The Finnish model is based on co-operation between the administration and the business community

In a networked society, preparedness requires extensive collaboration among authorities, businesses, and industry organisations.

State and municipal authorities have the statutory duty to undertake measures, such as preparedness plans, to guarantee the continuity of their critical operations amid disruptions and emergencies. Enterprises do not usually have such a statutory duty; the continuity management activities undertaken by enterprises are determined by business requirements, contractual obligations toward customers, and risk management.

Together with the sectors and pools of the National Emergency Supply Organisation (NESO), the National Emergency Supply Agency (NESA) is tasked with integrating the objectives and interests of both society and the business community.

New perspectives are required by globalisation, a networked economy, and technological developments

Finland has many characteristics that are advantageous for the efforts to maintain national security of supply. Among these are abundant natural resources, good food production capacity, advanced welfare and education systems, and a well-functioning infrastructure.
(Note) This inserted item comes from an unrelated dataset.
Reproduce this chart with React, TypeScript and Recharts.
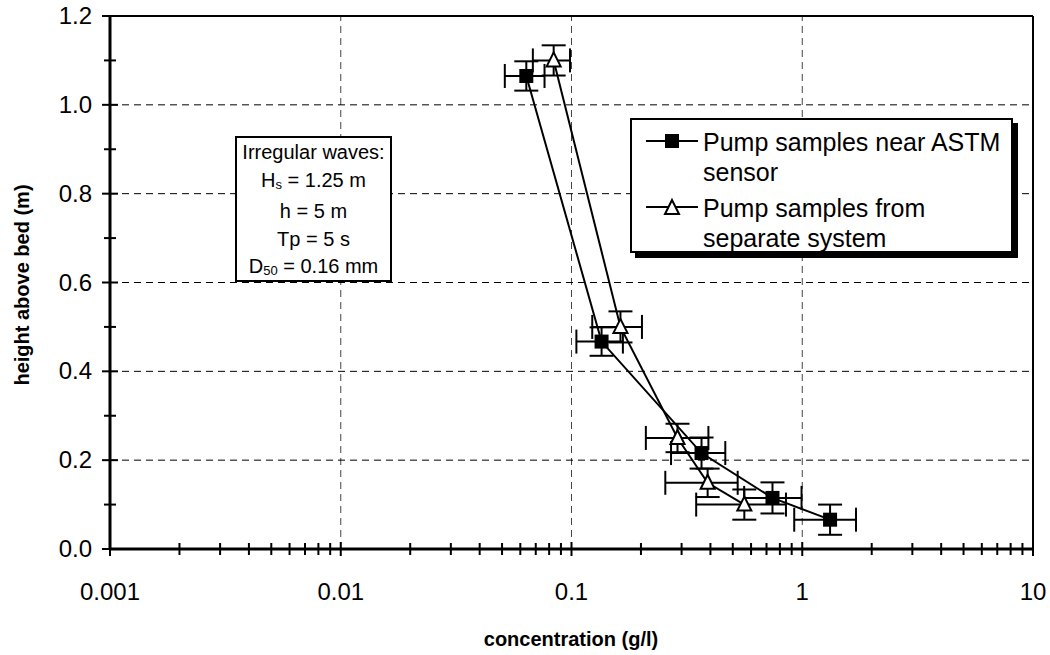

Our national economy is increasingly integrated with the global economy. Globalisation, the networked economy, and technological developments may present new hazards. For this reason, the methodology and tools of preparedness are constantly being developed. In the 2000s, material preparedness was supplemented with an equally important component: operational continuity management, an activity designed to ensure continuity in the operations of organisations and networks that provide critical infrastructure and services.